** Begin Given information **

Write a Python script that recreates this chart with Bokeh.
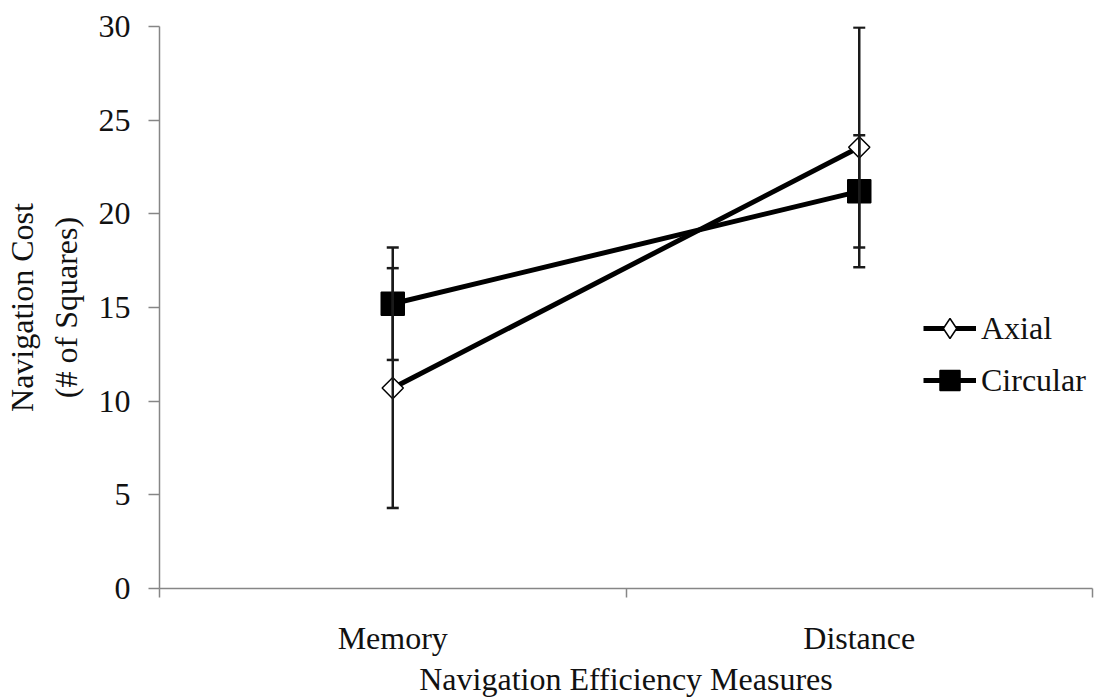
from bokeh.plotting import figure
from bokeh.models import (Range1d, LinearAxis, FixedTicker, Whisker,
                          TeeHead, ColumnDataSource, Legend, LegendItem)
from bokeh.embed import file_html
from bokeh.resources import INLINE

categories = ["Memory", "Distance"]
series_names = ["Axial", "Circular"]
axial_mean = [10.7, 23.55]
axial_err = [6.4, 6.4]
circular_mean = [15.2, 21.2]
circular_err = [3.0, 3.0]
y_ticks = [0, 5, 10, 15, 20, 25, 30]

FONT = "Liberation Serif"
AXIS_COLOR = "#868686"
FS = "32px"
TXT = "#111111"

n = len(categories)
xpos = [i + 0.5 for i in range(n)]  # category centres on the linear scale

p = figure(x_range=Range1d(0, n), y_range=Range1d(0, 30),
           frame_width=933, frame_height=562,
           output_backend="svg", toolbar_location=None,
           x_axis_location=None, min_border_left=159, min_border_right=5,
           min_border_top=26, min_border_bottom=10)
p.outline_line_color = None
p.grid.visible = False
p.background_fill_color = "white"
p.border_fill_color = "white"

xaxis = LinearAxis(ticker=FixedTicker(ticks=xpos, minor_ticks=list(range(n + 1))),
                   major_label_overrides={x: c for x, c in zip(xpos, categories)})
xaxis.axis_label = "Navigation Efficiency Measures"
xaxis.major_tick_out = 0
xaxis.major_tick_in = 0
xaxis.minor_tick_out = 9
xaxis.minor_tick_in = 0
xaxis.minor_tick_line_color = AXIS_COLOR
xaxis.minor_tick_line_width = 1.5
xaxis.axis_line_color = AXIS_COLOR
xaxis.axis_line_width = 1.5
xaxis.major_label_text_font = FONT
xaxis.major_label_text_font_size = FS
xaxis.major_label_text_color = TXT
xaxis.major_label_standoff = 22
xaxis.axis_label_text_font = FONT
xaxis.axis_label_text_font_size = FS
xaxis.axis_label_text_font_style = "normal"
xaxis.axis_label_text_color = TXT
xaxis.axis_label_standoff = 2
p.add_layout(xaxis, "below")

yaxis = p.yaxis[0]
yaxis.ticker = FixedTicker(ticks=y_ticks)
yaxis.minor_tick_line_color = None
yaxis.major_tick_out = 11
yaxis.major_tick_in = 0
yaxis.major_tick_line_color = AXIS_COLOR
yaxis.major_tick_line_width = 1.5
yaxis.axis_line_color = AXIS_COLOR
yaxis.axis_line_width = 1.5
yaxis.major_label_text_font = FONT
yaxis.major_label_text_font_size = FS
yaxis.major_label_text_color = TXT
yaxis.major_label_standoff = 18
yaxis.axis_label = "Navigation Cost\n(# of Squares)"
yaxis.axis_label_text_font = FONT
yaxis.axis_label_text_font_size = FS
yaxis.axis_label_text_font_style = "normal"
yaxis.axis_label_text_color = TXT
yaxis.axis_label_standoff = 12

means = [axial_mean, circular_mean]
errs = [axial_err, circular_err]
markers = ["square", "square"]
angles = [0.785398, 0.0]
sizes = [15, 23]
fills = ["white", "black"]
legend_markers = ["diamond", "square"]

for name, m, e in zip(series_names, means, errs):
    src = ColumnDataSource(dict(x=xpos, y=m,
                                lo=[a - b for a, b in zip(m, e)],
                                hi=[a + b for a, b in zip(m, e)]))
    w = Whisker(source=src, base="x", lower="lo", upper="hi", dimension="height",
                line_color="#1a1a1a", line_width=2.5, level="glyph",
                upper_head=TeeHead(size=12, line_width=2.5, line_color="#1a1a1a"),
                lower_head=TeeHead(size=12, line_width=2.5, line_color="#1a1a1a"))
    p.add_layout(w)

lines = []
for name, m in zip(series_names, means):
    src = ColumnDataSource(dict(x=xpos, y=m))
    lines.append(p.line("x", "y", source=src, line_color="black", line_width=5))

items = []
for i, (name, m, mk, ang, sz, fc, lmk) in enumerate(
        zip(series_names, means, markers, angles, sizes, fills, legend_markers)):
    src = ColumnDataSource(dict(x=xpos, y=m))
    p.scatter("x", "y", source=src, marker=mk, angle=ang, size=sz,
              fill_color=fc, line_color="black", line_width=1.5)
    # legend swatch (the legend never rotates markers, so a diamond marker is used there)
    swatch = p.scatter(x=[float("nan")], y=[float("nan")], marker=lmk, size=sz,
                       fill_color=fc, line_color="black", line_width=1.5)
    items.append(LegendItem(label=name, renderers=[lines[i], swatch]))

legend = Legend(items=items, location=(764, 183), glyph_width=53, glyph_height=50,
                spacing=2, padding=0, margin=0, label_standoff=5,
                label_text_font=FONT, label_text_font_size=FS,
                label_text_color=TXT,
                border_line_color=None, background_fill_alpha=0)
p.add_layout(legend, "center")

open("out.html", "w").write(file_html(p, INLINE))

** End Given information **

_What you are asked to do_:
What is needed is an exact reproduction of the data, pictures excluded.

_The reply_:
Write a Python script that recreates this chart with Bokeh.
from bokeh.plotting import figure
from bokeh.models import (Range1d, LinearAxis, FixedTicker, Whisker,
                          TeeHead, ColumnDataSource, Legend, LegendItem)
from bokeh.embed import file_html
from bokeh.resources import INLINE

categories = ["Memory", "Distance"]
series_names = ["Axial", "Circular"]
axial_mean = [10.7, 23.55]
axial_err = [6.4, 6.4]
circular_mean = [15.2, 21.2]
circular_err = [3.0, 3.0]
y_ticks = [0, 5, 10, 15, 20, 25, 30]

FONT = "Liberation Serif"
AXIS_COLOR = "#868686"
FS = "32px"
TXT = "#111111"

n = len(categories)
xpos = [i + 0.5 for i in range(n)]  # category centres on the linear scale

p = figure(x_range=Range1d(0, n), y_range=Range1d(0, 30),
           frame_width=933, frame_height=562,
           output_backend="svg", toolbar_location=None,
           x_axis_location=None, min_border_left=159, min_border_right=5,
           min_border_top=26, min_border_bottom=10)
p.outline_line_color = None
p.grid.visible = False
p.background_fill_color = "white"
p.border_fill_color = "white"

xaxis = LinearAxis(ticker=FixedTicker(ticks=xpos, minor_ticks=list(range(n + 1))),
                   major_label_overrides={x: c for x, c in zip(xpos, categories)})
xaxis.axis_label = "Navigation Efficiency Measures"
xaxis.major_tick_out = 0
xaxis.major_tick_in = 0
xaxis.minor_tick_out = 9
xaxis.minor_tick_in = 0
xaxis.minor_tick_line_color = AXIS_COLOR
xaxis.minor_tick_line_width = 1.5
xaxis.axis_line_color = AXIS_COLOR
xaxis.axis_line_width = 1.5
xaxis.major_label_text_font = FONT
xaxis.major_label_text_font_size = FS
xaxis.major_label_text_color = TXT
xaxis.major_label_standoff = 22
xaxis.axis_label_text_font = FONT
xaxis.axis_label_text_font_size = FS
xaxis.axis_label_text_font_style = "normal"
xaxis.axis_label_text_color = TXT
xaxis.axis_label_standoff = 2
p.add_layout(xaxis, "below")

yaxis = p.yaxis[0]
yaxis.ticker = FixedTicker(ticks=y_ticks)
yaxis.minor_tick_line_color = None
yaxis.major_tick_out = 11
yaxis.major_tick_in = 0
yaxis.major_tick_line_color = AXIS_COLOR
yaxis.major_tick_line_width = 1.5
yaxis.axis_line_color = AXIS_COLOR
yaxis.axis_line_width = 1.5
yaxis.major_label_text_font = FONT
yaxis.major_label_text_font_size = FS
yaxis.major_label_text_color = TXT
yaxis.major_label_standoff = 18
yaxis.axis_label = "Navigation Cost\n(# of Squares)"
yaxis.axis_label_text_font = FONT
yaxis.axis_label_text_font_size = FS
yaxis.axis_label_text_font_style = "normal"
yaxis.axis_label_text_color = TXT
yaxis.axis_label_standoff = 12

means = [axial_mean, circular_mean]
errs = [axial_err, circular_err]
markers = ["square", "square"]
angles = [0.785398, 0.0]
sizes = [15, 23]
fills = ["white", "black"]
legend_markers = ["diamond", "square"]

for name, m, e in zip(series_names, means, errs):
    src = ColumnDataSource(dict(x=xpos, y=m,
                                lo=[a - b for a, b in zip(m, e)],
                                hi=[a + b for a, b in zip(m, e)]))
    w = Whisker(source=src, base="x", lower="lo", upper="hi", dimension="height",
                line_color="#1a1a1a", line_width=2.5, level="glyph",
                upper_head=TeeHead(size=12, line_width=2.5, line_color="#1a1a1a"),
                lower_head=TeeHead(size=12, line_width=2.5, line_color="#1a1a1a"))
    p.add_layout(w)

lines = []
for name, m in zip(series_names, means):
    src = ColumnDataSource(dict(x=xpos, y=m))
    lines.append(p.line("x", "y", source=src, line_color="black", line_width=5))

items = []
for i, (name, m, mk, ang, sz, fc, lmk) in enumerate(
        zip(series_names, means, markers, angles, sizes, fills, legend_markers)):
    src = ColumnDataSource(dict(x=xpos, y=m))
    p.scatter("x", "y", source=src, marker=mk, angle=ang, size=sz,
              fill_color=fc, line_color="black", line_width=1.5)
    # legend swatch (the legend never rotates markers, so a diamond marker is used there)
    swatch = p.scatter(x=[float("nan")], y=[float("nan")], marker=lmk, size=sz,
                       fill_color=fc, line_color="black", line_width=1.5)
    items.append(LegendItem(label=name, renderers=[lines[i], swatch]))

legend = Legend(items=items, location=(764, 183), glyph_width=53, glyph_height=50,
                spacing=2, padding=0, margin=0, label_standoff=5,
                label_text_font=FONT, label_text_font_size=FS,
                label_text_color=TXT,
                border_line_color=None, background_fill_alpha=0)
p.add_layout(legend, "center")

open("out.html", "w").write(file_html(p, INLINE))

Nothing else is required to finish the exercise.